Public park in Bar Harbor, Maine

Agamont Park (originally Bar Harbor Park) is an urban park in Bar Harbor, Maine, United States. It is located at the northern end of the town's Main Street, at its intersection with West Street. The park, set upon a hill, affords 180-degree views to the northwest, north, northeast, east and southeast, including that of Mount Desert Narrows, Frenchman Bay and its islands. As such, it is a popular viewing point for tourists.

Its entrance from Newport Drive, off Main Street, is marked by a water fountain, designed by Eric Sodderholtz. (Newport Drive is named for Newport House, a hotel which stood just south of the park between 1869 and 1938.)

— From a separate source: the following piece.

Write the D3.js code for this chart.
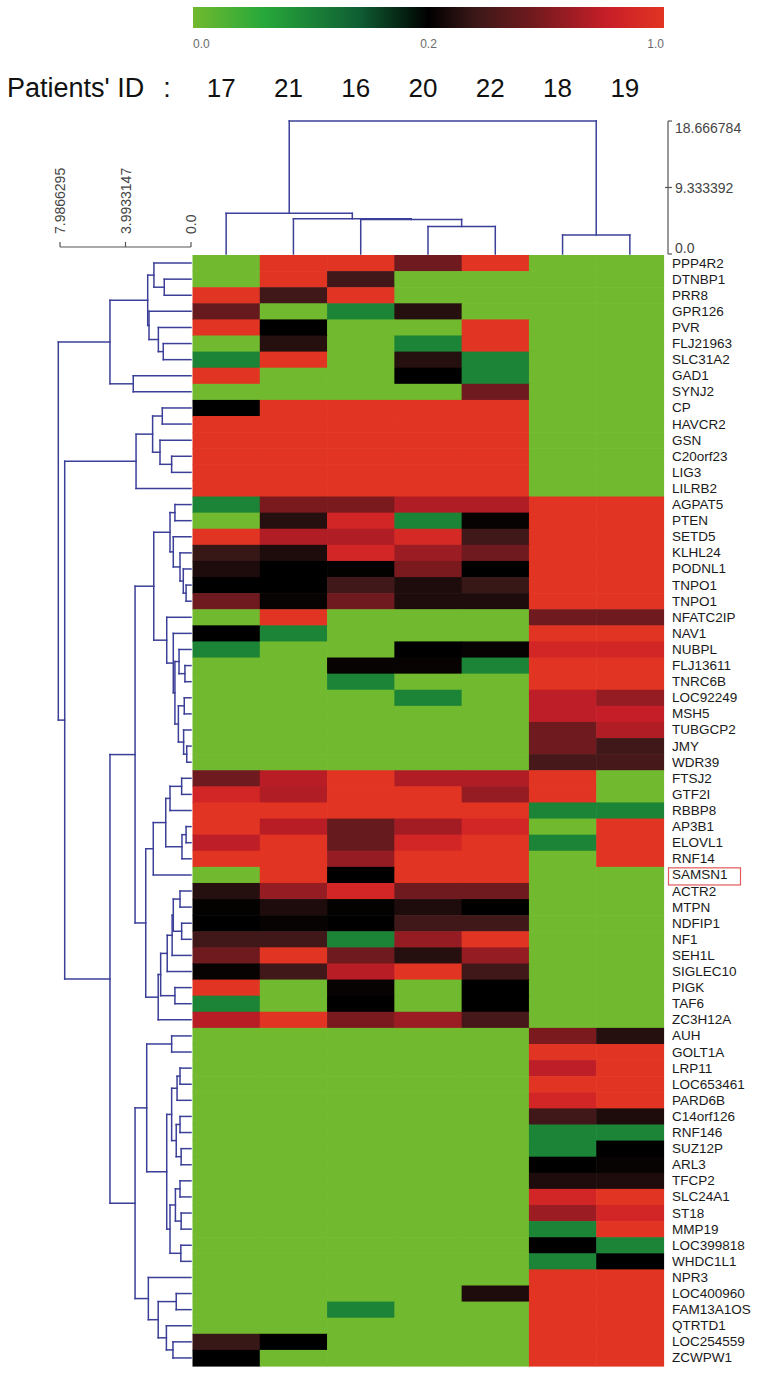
<!DOCTYPE html>
<html>
<head>
<meta charset="utf-8">
<script src="https://cdn.jsdelivr.net/npm/d3@7"></script>
<style>
  body { margin: 0; background: white; }
  svg { display: block; font-family: "Liberation Sans", Arial, sans-serif; }
</style>
</head>
<body>
<div id="my_dataviz"></div>
<script>
// patients (columns, in dendrogram order) and genes (rows)
var patientIds = ["17", "21", "16", "20", "22", "18", "19"];
var geneNames = ["PPP4R2","DTNBP1","PRR8","GPR126","PVR","FLJ21963","SLC31A2","GAD1","SYNJ2","CP",
  "HAVCR2","GSN","C20orf23","LIG3","LILRB2","AGPAT5","PTEN","SETD5","KLHL24","PODNL1",
  "TNPO1","TNPO1","NFATC2IP","NAV1","NUBPL","FLJ13611","TNRC6B","LOC92249","MSH5","TUBGCP2",
  "JMY","WDR39","FTSJ2","GTF2I","RBBP8","AP3B1","ELOVL1","RNF14","SAMSN1","ACTR2",
  "MTPN","NDFIP1","NF1","SEH1L","SIGLEC10","PIGK","TAF6","ZC3H12A","AUH","GOLT1A",
  "LRP11","LOC653461","PARD6B","C14orf126","RNF146","SUZ12P","ARL3","TFCP2","SLC24A1","ST18",
  "MMP19","LOC399818","WHDC1L1","NPR3","LOC400960","FAM13A1OS","QTRTD1","LOC254559","ZCWPW1"];
var highlightGene = "SAMSN1";

// one row per gene, one value per patient (0..1, black = 0.2)
var cellValues = [
  [0, 1, 1, 0.55, 1, 0, 0],
  [0, 1, 0.38, 0, 0, 0, 0],
  [1, 0.38, 1, 0, 0, 0, 0],
  [0.52, 0, 0.1, 0.3, 0, 0, 0],
  [1, 0.2, 0, 0, 1, 0, 0],
  [0, 0.3, 0, 0.1, 1, 0, 0],
  [0.1, 1, 0, 0.3, 0.1, 0, 0],
  [1, 0, 0, 0.2, 0.1, 0, 0],
  [0, 0, 0, 0, 0.55, 0, 0],
  [0.2, 1, 1, 1, 1, 0, 0],
  [1, 1, 1, 1, 1, 0, 0],
  [1, 1, 1, 1, 1, 0, 0],
  [1, 1, 1, 1, 1, 0, 0],
  [1, 1, 1, 1, 1, 0, 0],
  [1, 1, 1, 1, 1, 0, 0],
  [0.1, 0.58, 0.58, 0.74, 0.74, 1, 1],
  [0, 0.3, 0.88, 0.1, 0.22, 1, 1],
  [1, 0.74, 0.74, 0.9, 0.38, 1, 1],
  [0.35, 0.28, 0.88, 0.68, 0.55, 1, 1],
  [0.28, 0.2, 0.21, 0.58, 0.2, 1, 1],
  [0.2, 0.2, 0.38, 0.28, 0.35, 1, 1],
  [0.55, 0.22, 0.55, 0.28, 0.28, 1, 1],
  [0, 1, 0, 0, 0, 0.55, 0.55],
  [0.2, 0.1, 0, 0, 0, 1, 1],
  [0.1, 0, 0, 0.2, 0.22, 0.88, 0.88],
  [0, 0, 0.22, 0.22, 0.1, 1, 1],
  [0, 0, 0.1, 0, 0, 1, 1],
  [0, 0, 0, 0.1, 0, 0.78, 0.66],
  [0, 0, 0, 0, 0, 0.78, 0.8],
  [0, 0, 0, 0, 0, 0.55, 0.74],
  [0, 0, 0, 0, 0, 0.55, 0.38],
  [0, 0, 0, 0, 0, 0.4, 0.4],
  [0.55, 0.76, 1, 0.74, 0.74, 1, 0],
  [0.88, 0.74, 1, 1, 0.66, 1, 0],
  [1, 1, 1, 1, 1, 0.1, 0.1],
  [1, 0.76, 0.52, 0.7, 0.88, 0, 1],
  [0.78, 1, 0.52, 0.88, 1, 0.1, 1],
  [1, 1, 0.66, 1, 1, 0, 1],
  [0, 1, 0.2, 1, 1, 0, 0],
  [0.3, 0.66, 0.88, 0.55, 0.55, 0, 0],
  [0.21, 0.28, 0.21, 0.28, 0.2, 0, 0],
  [0.2, 0.22, 0.2, 0.38, 0.38, 0, 0],
  [0.38, 0.38, 0.1, 0.66, 1, 0, 0],
  [0.55, 1, 0.55, 0.3, 0.66, 0, 0],
  [0.22, 0.38, 0.76, 1, 0.38, 0, 0],
  [1, 0, 0.22, 0, 0.2, 0, 0],
  [0.1, 0, 0.2, 0, 0.2, 0, 0],
  [0.76, 1, 0.58, 0.68, 0.4, 0, 0],
  [0, 0, 0, 0, 0, 0.58, 0.3],
  [0, 0, 0, 0, 0, 1, 1],
  [0, 0, 0, 0, 0, 0.78, 1],
  [0, 0, 0, 0, 0, 1, 1],
  [0, 0, 0, 0, 0, 0.88, 1],
  [0, 0, 0, 0, 0, 0.38, 0.28],
  [0, 0, 0, 0, 0, 0.1, 0.1],
  [0, 0, 0, 0, 0, 0.1, 0.2],
  [0, 0, 0, 0, 0, 0.2, 0.22],
  [0, 0, 0, 0, 0, 0.28, 0.28],
  [0, 0, 0, 0, 0, 0.88, 1],
  [0, 0, 0, 0, 0, 0.68, 0.88],
  [0, 0, 0, 0, 0, 0.1, 1],
  [0, 0, 0, 0, 0, 0.2, 0.1],
  [0, 0, 0, 0, 0, 0.1, 0.2],
  [0, 0, 0, 0, 0, 1, 1],
  [0, 0, 0, 0, 0.28, 1, 1],
  [0, 0, 0.1, 0, 0, 1, 1],
  [0, 0, 0, 0, 0, 1, 1],
  [0.35, 0.2, 0, 0, 0, 1, 1],
  [0.2, 0, 0, 0, 0, 1, 1]
];

// dendrograms: [height, left, right], leaves are column / row indices
var colTree = [18.666784, [5.71, 0, [4.95, 1, [4.85, 2, [3.86, 3, 4]]]], [2.67, 5, 6]];

var rowTree1 = [4.94,
  [2.64, [2.26, 0, [1.63, 1, 2]], [2.56, 3, [1.99, 4, [1.69, 5, 6]]]],
  [3.52, 7, 8]];
var rowTree2 = [3.35, [2.34, [1.75, 9, 10], [1.89, 11, [1.18, 12, 13]]], 14];
var rowTree3a = [2.27,
  [1.28, [0.98, 15, 16], [1.08, 17, [0.67, 18, [0.47, 19, [0.30, 20, 21]]]]],
  [1.48, 22, [1.08, 23, [0.98, [0.73, 24, [0.37, 25, 26]], [0.77, [0.41, 27, 28], [0.45, 29, [0.26, 30, 31]]]]]]];
var rowTree3b = [2.76,
  [2.30, [1.54, [1.28, [0.57, 32, 33], 34], [0.55, [0.30, 35, 36], 37]], 38],
  [2.0, [1.85, [1.45, [1.15, [1.08, [0.67, 39, 40], [0.57, 41, 42]], 43], 44], [0.98, 45, 46]], 47]];
var rowTree4a = [2.70, [1.18, 48, 49],
  [1.48,
    [1.18, [0.85, [0.67, 50, 51], 52], [0.9, [0.67, 53, 54], [0.6, 55, 56]]],
    [1.28, [0.95, [0.67, 57, 58], [0.6, 59, 60]], [0.62, 61, 62]]]];
var rowTree4b = [2.6, 63, [2.0, [0.9, 64, 65], [1.5, 66, [1.1, 67, 68]]]];
var rowTree = [8.09, rowTree1, [7.70, rowTree2, [4.94, [3.41, rowTree3a, rowTree3b], [3.41, rowTree4a, rowTree4b]]]];

// axis labels
var legendTicks = [0, 0.2, 1];
var colAxisTicks = [0, 9.333392, 18.666784];
var colAxisLabels = ["0.0", "9.333392", "18.666784"];
var rowAxisTicks = [0, 3.9933147, 7.9866295];
var rowAxisLabels = ["0.0", "3.9933147", "7.9866295"];

var width = 775, height = 1379;
var lineColor = "#3b3f98";

var svg = d3.select("#my_dataviz")
  .append("svg")
    .attr("width", width)
    .attr("height", height);

// color scale: value -> position on legend -> color
var valuePos = d3.scaleLinear().domain([0, 0.2, 1]).range([0, 0.5, 1]);
var stopPos = [0, 0.15, 0.35, 0.5, 0.6, 0.72, 0.88, 1];
var stopColors = ["#71b92e", "#27a83a", "#0f5f34", "#000000", "#3c1818", "#701a1e", "#c81e28", "#e23422"];
var posColor = d3.scaleLinear().domain(stopPos).range(stopColors);
var myColor = function(v) { return posColor(valuePos(v)); };

// scales for the heatmap
var x = d3.scaleBand().domain(d3.range(patientIds.length)).range([192.5, 663.5]).padding(0);
var y = d3.scaleBand().domain(d3.range(geneNames.length)).range([255, 1366]).padding(0);

// ---- legend bar
var legendX = d3.scaleLinear().domain([0, 1]).range([193, 664]);
var grad = svg.append("defs").append("linearGradient")
  .attr("id", "legendGrad")
  .attr("x1", "0%").attr("x2", "100%").attr("y1", "0%").attr("y2", "0%");
grad.selectAll("stop")
  .data(stopPos)
  .enter().append("stop")
    .attr("offset", function(d) { return (d * 100) + "%"; })
    .attr("stop-color", function(d, i) { return stopColors[i]; });

svg.append("rect")
  .attr("x", legendX(0)).attr("y", 7)
  .attr("width", legendX(1) - legendX(0)).attr("height", 21)
  .style("fill", "url(#legendGrad)");

svg.selectAll(".legendLabel")
  .data(legendTicks)
  .enter().append("text")
    .attr("class", "legendLabel")
    .attr("x", function(d) { return legendX(valuePos(d)); })
    .attr("y", 48)
    .attr("text-anchor", function(d, i) { return i == 0 ? "start" : (i == legendTicks.length - 1 ? "end" : "middle"); })
    .style("font-size", "12px")
    .style("fill", "#6a6a6a")
    .text(d3.format(".1f"));

// ---- patients row
svg.append("text")
  .attr("x", 7).attr("y", 97)
  .style("font-size", "27px")
  .style("fill", "#111")
  .text("Patients' ID");
svg.append("text")
  .attr("x", 167).attr("y", 97)
  .attr("text-anchor", "middle")
  .style("font-size", "27px")
  .style("fill", "#111")
  .text(":");
svg.selectAll(".pid")
  .data(patientIds)
  .enter().append("text")
    .attr("class", "pid")
    .attr("x", function(d, i) { return x(i) + x.bandwidth() / 2 - 5; })
    .attr("y", 97)
    .attr("text-anchor", "middle")
    .style("font-size", "26px")
    .style("fill", "#111")
    .text(function(d) { return d; });

// ---- heatmap cells
var cells = [];
cellValues.forEach(function(row, r) {
  row.forEach(function(v, c) { cells.push({row: r, col: c, value: v}); });
});
svg.selectAll(".cell")
  .data(cells)
  .enter().append("rect")
    .attr("class", "cell")
    .attr("x", function(d) { return x(d.col); })
    .attr("y", function(d) { return y(d.row); })
    .attr("width", x.bandwidth() + 0.6)
    .attr("height", y.bandwidth() + 0.6)
    .style("fill", function(d) { return myColor(d.value); });

// ---- gene labels
svg.selectAll(".gene")
  .data(geneNames)
  .enter().append("text")
    .attr("class", "gene")
    .attr("x", 672)
    .attr("y", function(d, i) { return y(i) + y.bandwidth() / 2; })
    .attr("dominant-baseline", "central")
    .style("font-size", "13.5px")
    .style("fill", "#1a1a1a")
    .text(function(d) { return d; });

// red box round the highlighted gene
var hi = geneNames.indexOf(highlightGene);
svg.append("rect")
  .attr("x", 668.5).attr("y", y(hi) + 1)
  .attr("width", 72).attr("height", y.bandwidth() + 1)
  .style("fill", "none")
  .style("stroke", "#e05a5a")
  .style("stroke-width", 1.2);

// ---- column dendrogram
var colY = d3.scaleLinear().domain([0, 18.666784]).range([254, 121]);
var colSegs = [];
function layoutCol(node) {
  if (typeof node === "number") return {x: x(node) + x.bandwidth() / 2, y: colY(0)};
  var a = layoutCol(node[1]), b = layoutCol(node[2]);
  var yy = colY(node[0]);
  colSegs.push([a.x, a.y, a.x, yy]);
  colSegs.push([b.x, b.y, b.x, yy]);
  colSegs.push([a.x, yy, b.x, yy]);
  return {x: (a.x + b.x) / 2, y: yy};
}
layoutCol(colTree);

// ---- row dendrogram
var rowX = d3.scaleLinear().domain([0, 7.9866295]).range([191, 60]);
var rowSegs = [];
function layoutRow(node) {
  if (typeof node === "number") return {x: rowX(0), y: y(node) + y.bandwidth() / 2};
  var a = layoutRow(node[1]), b = layoutRow(node[2]);
  var xx = rowX(node[0]);
  rowSegs.push([a.x, a.y, xx, a.y]);
  rowSegs.push([b.x, b.y, xx, b.y]);
  rowSegs.push([xx, a.y, xx, b.y]);
  return {x: xx, y: (a.y + b.y) / 2};
}
layoutRow(rowTree);

svg.selectAll(".dendro")
  .data(colSegs.concat(rowSegs))
  .enter().append("line")
    .attr("class", "dendro")
    .attr("x1", function(d) { return d[0]; })
    .attr("y1", function(d) { return d[1]; })
    .attr("x2", function(d) { return d[2]; })
    .attr("y2", function(d) { return d[3]; })
    .style("stroke", lineColor)
    .style("stroke-width", 1.5)
    .style("stroke-linecap", "square");

// ---- column dendrogram axis (right)
var axisColor = "#555";
svg.append("line")
  .attr("x1", 668).attr("x2", 668)
  .attr("y1", colY(colAxisTicks[colAxisTicks.length - 1])).attr("y2", colY(0))
  .style("stroke", axisColor).style("stroke-width", 1.2);
svg.selectAll(".colTick")
  .data(colAxisTicks)
  .enter().append("line")
    .attr("class", "colTick")
    .attr("x1", function(d, i) { return i == 1 ? 665 : 668; })
    .attr("x2", 672)
    .attr("y1", function(d) { return colY(d); })
    .attr("y2", function(d) { return colY(d); })
    .style("stroke", axisColor).style("stroke-width", 1.2);
svg.selectAll(".colTickLabel")
  .data(colAxisTicks)
  .enter().append("text")
    .attr("class", "colTickLabel")
    .attr("x", 675)
    .attr("y", function(d) { return colY(d); })
    .attr("dominant-baseline", function(d, i) { return i == 0 ? "auto" : (i == 1 ? "central" : "hanging"); })
    .attr("dy", function(d, i) { return i == 0 ? "-1" : (i == 1 ? "0" : "2"); })
    .style("font-size", "14px")
    .style("fill", "#444")
    .text(function(d, i) { return colAxisLabels[i]; });

// ---- row dendrogram axis (top left)
svg.append("line")
  .attr("x1", rowX(rowAxisTicks[rowAxisTicks.length - 1])).attr("x2", rowX(0))
  .attr("y1", 247).attr("y2", 247)
  .style("stroke", axisColor).style("stroke-width", 1.2);
svg.selectAll(".rowTick")
  .data(rowAxisTicks)
  .enter().append("line")
    .attr("class", "rowTick")
    .attr("x1", function(d) { return rowX(d); })
    .attr("x2", function(d) { return rowX(d); })
    .attr("y1", 247).attr("y2", 242)
    .style("stroke", axisColor).style("stroke-width", 1.2);
svg.selectAll(".rowTickLabel")
  .data(rowAxisTicks)
  .enter().append("text")
    .attr("class", "rowTickLabel")
    .attr("transform", function(d) { return "translate(" + (rowX(d) + 5) + ",234) rotate(-90)"; })
    .style("font-size", "14px")
    .style("fill", "#444")
    .text(function(d, i) { return rowAxisLabels[i]; });
</script>
</body>
</html>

In October 2013, The O'Reilly Factor sent one of its correspondents to Bar Harbor after the town council voted to remove a Wreaths Across America display that had been in the park since July 2011.

The park is a recommended viewpoint to watch the Fourth of July fireworks each year.

The park has a free Wi-Fi network.

Bar Harbor's Shore Path begins beside the park at Ells Pier and runs south along the shore of Frenchman Bay for about 0.7 miles.

==Agamont House==
The park stands on the former site of Agamont House (sometimes called Agamont Hotel), which was built in 1840 by Tobias Roberts. It was expanded into a hotel — the town's first — in 1855. The building burned down in 1888.